Who doesn’t love to take pictures of sunrises and sunsets? The tricky part is getting the right exposure: The extremes of the dark ground, the bright sun, and the variations in clouds can confound your camera’s automatic metering system. A camera with exposure lock or manual aperture/ shutter control is invaluable. Here’s how to use them:

3 Ways to Get Good Sunset Exposures

3 Ways to Get Good Sunset Exposures

1. Expose for the sky. To record vibrant colors in the clouds and sky, meter only on the sky: Exclude the ground by pointing the camera up, lock in the exposure (or set it manually), then compose your image, and shoot. The clouds will wind up with rich medium tones in the picture, a good choice. Sometimes a sky 1 stop brighter than medium tone is a better choice, achieved by adjusting the exposure manually or by setting the exposure compensation dial to +1.

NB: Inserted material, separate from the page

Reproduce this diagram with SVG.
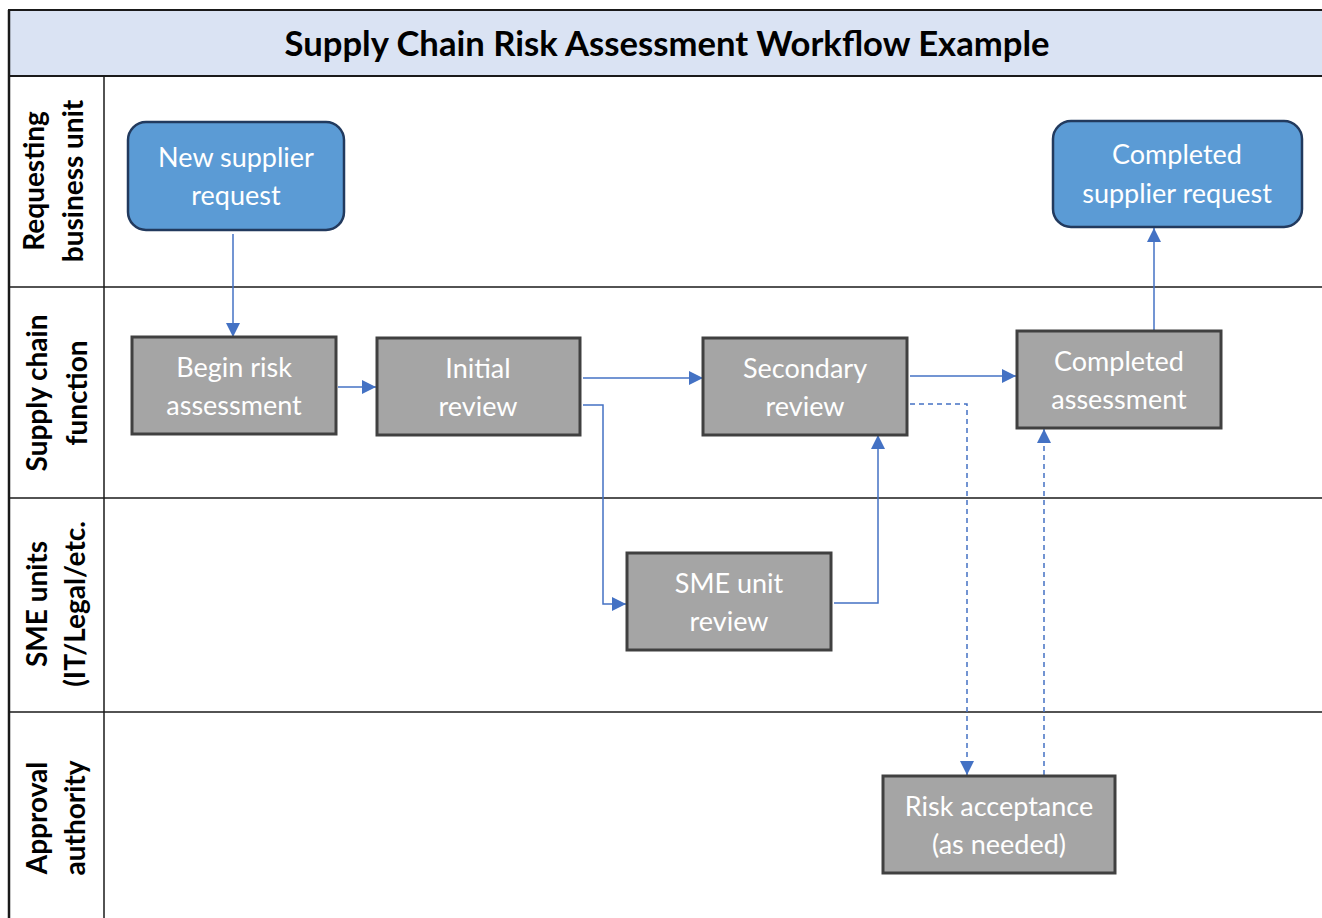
<svg xmlns="http://www.w3.org/2000/svg" width="1322" height="918" viewBox="0 0 1322 918">
  <style>
    .frame { fill: none; stroke: #1a1a1a; stroke-width: 2; }
    .lane-line { stroke: #1a1a1a; stroke-width: 1.5; }
    .title { font-family: Lato, "Liberation Sans", sans-serif; font-weight: bold; font-size: 34px; fill: #000; text-anchor: middle; }
    .lane-label { font-family: Lato, "Liberation Sans", sans-serif; font-weight: bold; font-size: 28px; fill: #000; text-anchor: middle; }
    .start { fill: #5b9bd5; stroke: #223a5e; stroke-width: 2.5; }
    .step { fill: #a5a5a5; stroke: #404040; stroke-width: 3; }
    .label { font-family: Lato, "Liberation Sans", sans-serif; font-size: 27px; fill: #ffffff; text-anchor: middle; }
    .flow { fill: none; stroke: #4472c4; stroke-width: 1.5; }
    .dashed { stroke-dasharray: 5 4; }
  </style>
  <defs>
    <marker id="arrowhead" viewBox="0 0 14 14" refX="14" refY="7" markerWidth="14" markerHeight="14" markerUnits="userSpaceOnUse" orient="auto">
      <path d="M0,0 L14,7 L0,14 Z" fill="#4472c4"/>
    </marker>
  </defs>

  <rect width="1322" height="918" fill="#ffffff"/>

  <!-- Title band -->
  <g id="header">
    <rect x="9" y="10" width="1320" height="66" fill="#dae3f3" stroke="#1a1a1a" stroke-width="2"/>
    <text class="title" x="667" y="56" textLength="765" lengthAdjust="spacingAndGlyphs">Supply Chain Risk Assessment Workflow Example</text>
  </g>

  <!-- Swimlane grid -->
  <g id="lanes">
    <line class="lane-line" x1="9" y1="10" x2="9" y2="918" style="stroke-width:2.5"/>
    <line class="lane-line" x1="104" y1="76" x2="104" y2="918"/>
    <line class="lane-line" x1="9" y1="287" x2="1322" y2="287"/>
    <line class="lane-line" x1="9" y1="498" x2="1322" y2="498"/>
    <line class="lane-line" x1="9" y1="712" x2="1322" y2="712"/>
    <text class="lane-label" transform="translate(0,181) rotate(-90)"><tspan x="0" y="44">Requesting</tspan><tspan x="0" y="83">business unit</tspan></text>
    <text class="lane-label" transform="translate(0,393) rotate(-90)"><tspan x="0" y="47">Supply chain</tspan><tspan x="0" y="87">function</tspan></text>
    <text class="lane-label" transform="translate(0,604) rotate(-90)"><tspan x="0" y="47">SME units</tspan><tspan x="0" y="85">(IT/Legal/etc.</tspan></text>
    <text class="lane-label" transform="translate(0,818) rotate(-90)"><tspan x="0" y="47">Approval</tspan><tspan x="0" y="85">authority</tspan></text>
  </g>

  <!-- Connectors -->
  <g id="connectors">
    <path class="flow" d="M233,234 L233,337" marker-end="url(#arrowhead)"/>
    <path class="flow" d="M338,387 L376,387" marker-end="url(#arrowhead)"/>
    <path class="flow" d="M583,378 L703,378" marker-end="url(#arrowhead)"/>
    <path class="flow" d="M583,405 L603,405 L603,604 L626,604" marker-end="url(#arrowhead)"/>
    <path class="flow" d="M834,603 L878,603 L878,435" marker-end="url(#arrowhead)"/>
    <path class="flow" d="M910,376 L1016,376" marker-end="url(#arrowhead)"/>
    <path class="flow dashed" d="M910,404 L967,404 L967,775" marker-end="url(#arrowhead)"/>
    <path class="flow dashed" d="M1044,775 L1044,429" marker-end="url(#arrowhead)"/>
    <path class="flow" d="M1154,330 L1154,228" marker-end="url(#arrowhead)"/>
  </g>

  <!-- Nodes -->
  <g id="new-supplier-request">
    <rect class="start" x="128" y="122" width="216" height="108" rx="18"/>
    <text class="label"><tspan x="236" y="167">New supplier</tspan><tspan x="236" y="205">request</tspan></text>
  </g>
  <g id="completed-supplier-request">
    <rect class="start" x="1053" y="121" width="249" height="106" rx="18"/>
    <text class="label"><tspan x="1177" y="164">Completed</tspan><tspan x="1177" y="203">supplier request</tspan></text>
  </g>
  <g id="begin-risk-assessment">
    <rect class="step" x="132" y="337" width="204" height="97"/>
    <text class="label"><tspan x="234" y="377">Begin risk</tspan><tspan x="234" y="415">assessment</tspan></text>
  </g>
  <g id="initial-review">
    <rect class="step" x="377" y="338" width="203" height="97"/>
    <text class="label"><tspan x="478" y="378">Initial</tspan><tspan x="478" y="416">review</tspan></text>
  </g>
  <g id="secondary-review">
    <rect class="step" x="703" y="338" width="204" height="97"/>
    <text class="label"><tspan x="805" y="378">Secondary</tspan><tspan x="805" y="416">review</tspan></text>
  </g>
  <g id="completed-assessment">
    <rect class="step" x="1017" y="331" width="204" height="97"/>
    <text class="label"><tspan x="1119" y="371">Completed</tspan><tspan x="1119" y="409">assessment</tspan></text>
  </g>
  <g id="sme-unit-review">
    <rect class="step" x="627" y="553" width="204" height="97"/>
    <text class="label"><tspan x="729" y="593">SME unit</tspan><tspan x="729" y="631">review</tspan></text>
  </g>
  <g id="risk-acceptance">
    <rect class="step" x="883" y="776" width="232" height="97"/>
    <text class="label"><tspan x="999" y="816">Risk acceptance</tspan><tspan x="999" y="854">(as needed)</tspan></text>
  </g>
</svg>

2. Shut out the sun! If the sun is in the picture, set the exposure just as above, but absolutely keep the sun out of the frame when metering. If you meter with the sun in the frame, that supremely bright bad boy is going to fool your meter into saying “darker, please, darker,” and your photo will be underexposed. This is where a spot- or limited-area meter comes in handy — aim it at a light-to-medium tone in the sky and proceed as above. For the sunrise at Glacier National Park’s Lake McDonald, above, I spotmetered the yellow clouds just above the mountains and added 1 stop of exposure.

3. Bracket, bracket, bracket! Bracketing means taking several otherwise identical shots at differing exposures. For sunrises/sunsets, bracket at least 1 stop on either side of your chosen exposure. One of them is bound to be good, and you can often get several different good images.